Mixed convection in a vertical channel
Project to use in DynamFluid to perform the simulation: project.
This example shows an scenario where both forced and natural convection happen, a situation that occurs in low Reynolds numbers and when the buoyancy contribution is significant. This example shows the flow pattern established in a vertical channel where a fluid travels upwards, the gravitational force acts downwards and both walls are at different temperature (The right wall is a higher temperature than the left wall). The fluid is entering at the same temperature as the cold (left) wall. Non-dimensional variables are used. The non-dimensional boundary condition values for the velocity, pressure and temperature are the following:
Left vertical (cold) wall: Vx=Vy=T=0
Right vertical (hot) wall: Vx=Vy=0, T=1
Bottom horizontal wall: Vx=T=0, Vy=1 (Uniform non-dimensional velocity equal to 1)
Top horizontal wall: P=0
The gravitational force acts downwards.
In this project, the Reynolds number is 100 and the Grashoff number is 25000.
The width of the channel has been set to non-dimensional value of 1m. The length of the channel has been a non-dimensional value of 20m, long enough to allow the flow developing alongside the channel.
In this type of simulation (Open flow at the exit = Exit boundary condition) is important to set the pressure equal to zero at the exit, as it has been done in the project for this simulation. If not set, the simulation won't converge.
The analytical solution for a fully developed mixed convection profile is given by Aung and Worku G (1986), Developing flow and flow reversal in a vertical channel with asymemtric wall temperatures, ASME Journal of Heat Transfer, 108, 299-304:
Vy= Gr/Re * (1- Rt)*(-x1^3/6+x1^2/4-x1/12)-6x1^2+6x1
Being,
Gr = Grashof number
Re = Reynolds number
Tc = Temperature of the cold wall
Th = Temperature of the hot wall
Tf = Temperature of the fluid entering the domain (upwards).
Rt = (Tc-Tf)/(Th-Tf)
At very high Richardson numbers, the flow may reverse (move downwards) due to the buoyancy effect created by the density difference caused by the temperature difference between the hot and the cold walls.

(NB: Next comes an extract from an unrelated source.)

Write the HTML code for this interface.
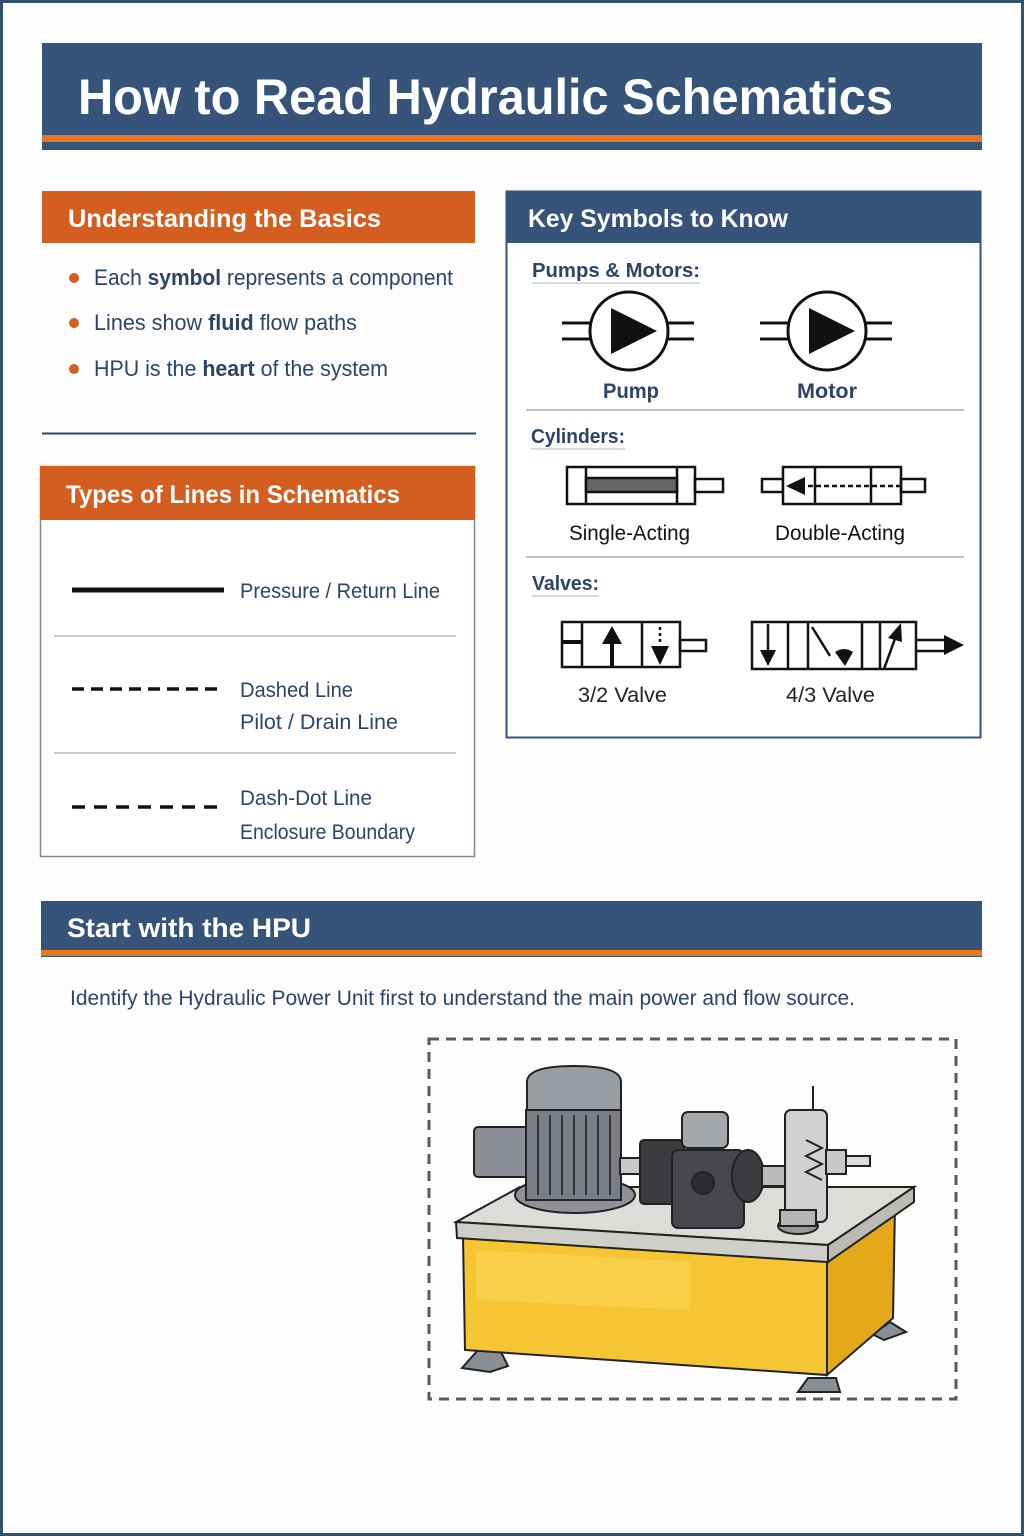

The following drawing shows the comparison between the predicted analytical solution (Aung and Worku) and the profile obtained by the DynamFluid software for the fully developed flow, at Rt = 0. As it can be seen, the obtained profile matches very well the analytical solution.
The following drawing shows the comparison between the predicted analytical solution (Aung and Worku) and the profile obtained by the DynamFluid software for the fully developed flow, at Rt = 0.5. As it can be seen, the obtained profile matches very well the analytical solution.